What shouldn’t be on the table are issues related to invasions of foreign countries and invasions of privacy, and blazingly obvious violations of the Constitution and Bill of Rights. I have a gut hatred of these things, do not understand why anyone can support them, and believe the politicians who bring them about are bad and dangerous people who deserve to be called the F-word (fascist). There are no "good intentions" with any of these; at best a smug self-righteousness and lust for power. There are lots of other things in the government I hate that are not on this list, but not quite as viscerally; the issues are too complicated and/or the intentions are good.

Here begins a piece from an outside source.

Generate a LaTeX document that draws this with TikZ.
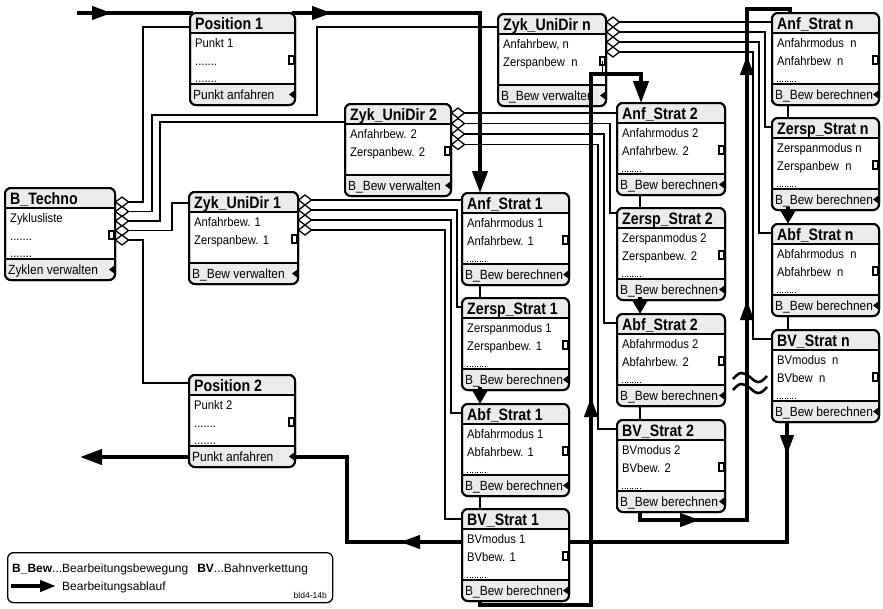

In no particular order, here's an incomplete list of things I hate:

1. Smoking bans in restaurants and bars.
2. Campaign finance reform.
3. The War on Iraq
4. The War on Yugoslavia
5. Gun Control
6. Tax-funded abortions
7. The War on Drugs
8. Attacks on the federal structure of government by the judiciary
9. The federal Department of Education
10. The expansion of NATO
11. Foreign military aid
12. Congressional investigations of steroids, gambling in college athletics, and other interventions in sports
13. The National Endowments for the Arts (and Humanities)
14. Congress delegating legislative, executive, and even judicial powers to “independent” bureaucratic agencies.
15. Congress delegating its authority to declare war to the President
16. Federalized airport security
17. The PATRIOT Act
18. The Department of Orwellian Phraseology (Homeland Security)
19. Protective tariffs
20. Subsidies to corporations
21. Restricted ballot access
22. Calling up the National Guard for overseas combat duty in undeclared wars

I could probably name more, but righteous indignation, I think David Brin once wrote, is a powerful drug. I should probably stop.


  1. Anonymous3:12 AM PDT

    In relation to your view of gun control: Are there any weapons that private citizens should be forbidden to own? --Everett Wilson

  2. I hate most of those things, too.

    And of course, Everett asks the age old question, to paraphrase: "Should everybody be allowed to own a nuclear bomb...?"

    Understandable that one would ask that but I suggest we're so far from that the question isn't even worth considering. We're moving too far in the other direction, imo.

    Just like people suggesting if the support the Libertarians, we'll have no government at all. Again, we can't even slow the growth of government, much less reduce the size of it. No need to worry about anarchy in our lifetimes.